Apollo 11 (2019) - Eye-opening documentary is a five star triumph
https://www.theguardian.com/film/201...e-star-triumph (with Official Trailer)
The documentary Apollo 11 starts, as the famous mission did, in Cape Canaveral, Florida. Trucks ferry massive rocket props, machinery grinds as it would in any construction zone, the sky is a crystal blue. The scene is, in a word, vibrant – so startlingly alive that for the first few minutes, I wasn’t sure if I was watching footage from 1969 or a Nasa promo shot from last year.
That present-ness is one of the film’s major feats, credit due to director Todd Douglas Miller, who has found a brilliant way to portray the first moon landing by doing nothing more than the gargantuan task of faithfully rejuvenating the historical record. The documentary is seamless curation of archival work; Miller and his team, in partnership with Nasa and the National Archives, sifted through 11,000 hours of uncatalogued audio and restored reams of original film, including hyper-detail 70mm footage that languished in the archives, boxed up and forgotten, since 1969. The result is a stunning project of historical preservation – no narration, no cutaway interviews, no recreations, just original material synced with some music and the occasional diagram.
The 93-minute film is anchored by four pivotal moments in the Apollo 11 mission: lift-off, landing the Eagle lunar module on the moon, reconnecting Eagle with the Columbia spacecraft to return home, and re-entry into Earth’s atmosphere. We already know the outcome of these risks, and yet the sequences are still mesmerizing. With a score that ranges from swelling orchestra to a single thump, thump, thump of a heartbeat, coupled with stitches of headset and Mission Control recordings, the movie’s technical spacecraft scenes are less suspense baits than genuinely moving, hypnotic odes to teamwork.

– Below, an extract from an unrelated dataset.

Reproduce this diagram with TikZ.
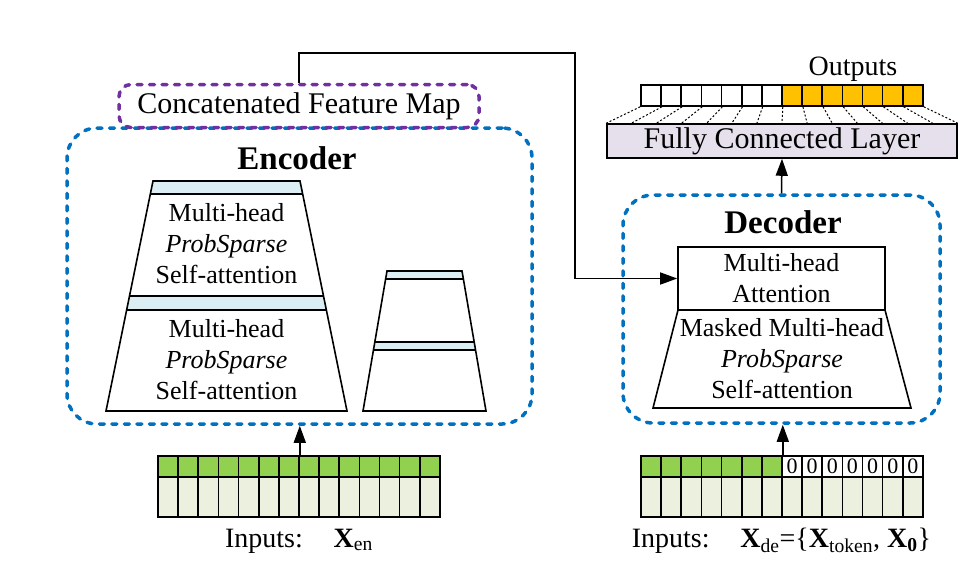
\documentclass[tikz,border=0pt]{standalone}
\usepackage{fontspec}
\setmainfont{Liberation Serif}
\usetikzlibrary{shapes.geometric, arrows.meta, positioning, calc}
\definecolor{encblue}{RGB}{0,112,192}
\definecolor{fmappurple}{RGB}{112,48,160}
\definecolor{stripblue}{RGB}{218,238,243}
\definecolor{fclav}{RGB}{229,224,236}
\definecolor{ingreen}{RGB}{146,208,80}
\definecolor{inlight}{RGB}{235,241,222}
\definecolor{outyellow}{RGB}{255,192,0}
\tikzstyle{group} = [rectangle, 
			draw = encblue, 
			line width = 3.5pt, 
			line cap = round, 
			dash pattern = on 5pt off 7.5pt, 
			rounded corners = 30pt]
\tikzstyle{fmap} = [rectangle, 
			draw = fmappurple, 
			line width = 3.5pt, 
			line cap = round, 
			dash pattern = on 5pt off 7.5pt, 
			rounded corners = 12pt, 
			font = \fontsize{30}{36}\selectfont]
\tikzstyle{title} = [font = \fontsize{33}{38}\selectfont\bfseries]
\tikzstyle{layertext} = [align = center, 
			inner sep = 0pt, 
			font = \fontsize{26}{31}\selectfont]
\tikzstyle{attbox} = [rectangle, 
			draw, 
			fill = white, 
			line width = 1.6pt, 
			align = center, 
			inner sep = 0pt, 
			font = \fontsize{26}{31}\selectfont]
\tikzstyle{fc} = [rectangle, 
			draw, 
			fill = fclav, 
			line width = 1.6pt, 
			font = \fontsize{30}{36}\selectfont]
\tikzstyle{cellbox} = [rectangle, 
			draw, 
			line width = 1.6pt, 
			inner sep = 0pt, 
			minimum width = 20.14pt, 
			font = \fontsize{22}{24}\selectfont]
\tikzstyle{lbl} = [inner sep = 0pt, 
			font = \fontsize{28}{34}\selectfont]
\tikzstyle{trap} = [draw, 
			line width = 1.6pt]
\tikzstyle{strip} = [fill = stripblue]
\tikzstyle{flow} = [line width = 1.5pt, 
			-{Triangle[length = 17pt, width = 12pt]}]
\tikzstyle{link} = [line width = 1.5pt]
\tikzstyle{dotline} = [line width = 1pt, 
			dash pattern = on 2pt off 2pt]

\begin{document}
\begin{tikzpicture}[x = 1pt, y = -1pt]
	\useasboundingbox (0,0) rectangle (960,571);
	% encoder
	\node [group, minimum width = 465pt, minimum height = 296pt] (encoder) at (299.5,276) {};
	\node [fmap, minimum width = 360pt, minimum height = 43pt] (concat) at (299,106) {Concatenated Feature Map};
	\node [title] (enctitle) at (297,158) {Encoder};
	\fill [strip] (153,181) -- (300,181) -- (302.7,194) -- (150.3,194) -- cycle;
	\fill [strip] (129.5,296) -- (323.5,296) -- (326.4,310) -- (126.6,310) -- cycle;
	\draw [trap] (153,181) -- (300,181) -- (347,411) -- (106,411) -- cycle;
	\draw [trap] (150.3,194) -- (302.7,194) (129.5,296) -- (323.5,296) (126.6,310) -- (326.4,310);
	\node [layertext] (encatt1) at (226.5,244) {Multi-head\\\textit{ProbSparse}\\Self-attention};
	\node [layertext] (encatt2) at (226.5,359.5) {Multi-head\\\textit{ProbSparse}\\Self-attention};
	\fill [strip] (387,271) -- (462,271) -- (463.4,279) -- (385.6,279) -- cycle;
	\fill [strip] (374.8,342) -- (474.2,342) -- (475.5,350) -- (373.5,350) -- cycle;
	\draw [trap] (387,271) -- (462,271) -- (486,411) -- (363,411) -- cycle;
	\draw [trap] (385.6,279) -- (463.4,279) (374.8,342) -- (474.2,342) (373.5,350) -- (475.5,350);
	% encoder inputs
	\foreach \i in {1,...,14} {
		\node [cellbox, fill = ingreen, minimum height = 21pt] (enctop\i) at (147.93+20.14*\i,466.5) {};
		\node [cellbox, fill = inlight, minimum height = 40pt] (encbot\i) at (147.93+20.14*\i,497) {};
	}
	\node [lbl, anchor = base] (enclbl) at (299,547) {Inputs:\hspace{1.1em}\textbf{X}\textsubscript{en}};
	\draw [flow] (enctop7.north east) -- (enctop7.north east |- encoder.south);
	% decoder
	\node [group, minimum width = 317pt, minimum height = 228pt] (decoder) at (781.5,309) {};
	\node [title] (dectitle) at (783,222.5) {Decoder};
	\draw [trap] (678,310) -- (885,310) -- (911,408) -- (653,408) -- cycle;
	\node [attbox, minimum width = 207pt, minimum height = 63pt] (attn) at (781.5,278.5) {Multi-head\\Attention};
	\node [layertext] (maskatt) at (782,358.5) {Masked Multi-head\\\textit{ProbSparse}\\Self-attention};
	% decoder inputs
	\foreach \i in {1,...,7} {
		\node [cellbox, fill = ingreen, minimum height = 21pt] (dectop\i) at (630.93+20.14*\i,466.5) {};
	}
	\foreach \i in {8,...,14} {
		\node [cellbox, fill = white, minimum height = 21pt] (dectop\i) at (630.93+20.14*\i,466.5) {0};
	}
	\foreach \i in {1,...,14} {
		\node [cellbox, fill = inlight, minimum height = 40pt] (decbot\i) at (630.93+20.14*\i,497) {};
	}
	\node [lbl, anchor = base] (declbl) at (781.5,547) {Inputs:\hspace{1.1em}\textbf{X}\textsubscript{de}=\{\textbf{X}\textsubscript{token}, \textbf{X}\textsubscript{\textbf{0}}\}};
	\draw [flow] (dectop7.north east) -- (dectop7.north east |- decoder.south);
	% outputs
	\node [fc, minimum width = 350pt, minimum height = 32pt] (fc) at (782,141) {Fully Connected Layer};
	\foreach \i in {1,...,7} {
		\node [cellbox, fill = white, minimum height = 21pt] (out\i) at (630.93+20.14*\i,95.5) {};
	}
	\foreach \i in {8,...,14} {
		\node [cellbox, fill = outyellow, minimum height = 21pt] (out\i) at (630.93+20.14*\i,95.5) {};
	}
	\node [lbl, anchor = base] (outlbl) at (853,75) {Outputs};
	\draw [dotline] (out1.south west) -- (fc.north west);
	\foreach \i in {1,...,14} {
		\draw [dotline] (out\i.south east) -- ($(fc.north west)!{\i/14}!(fc.north east)$);
	}
	\draw [flow] (decoder.north) -- (fc.south);
	% feature map to decoder
	\coordinate (turn) at (575,53);
	\draw [flow] (concat.north) |- (turn) |- (attn.west);
\end{tikzpicture}
\end{document}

I watched it last night and, IMO, it really is that good .....
The 70mm footage is stunningly realistic - I sweated with the crowd as I waited for lift-off .....
The world premiere of Apollo 11 took place in Salt Lake City at the Sundance Film Festival on January 24, 2019. It was given a limited release in the United States on March 1, 2019 in IMAX through Neon and will be released in the United Kingdom on June 28, 2019 through Universal Pictures.
Universal Pictures released Apollo 11 in the U.S. on digital download, DVD and Blu-ray on May 14, 2019.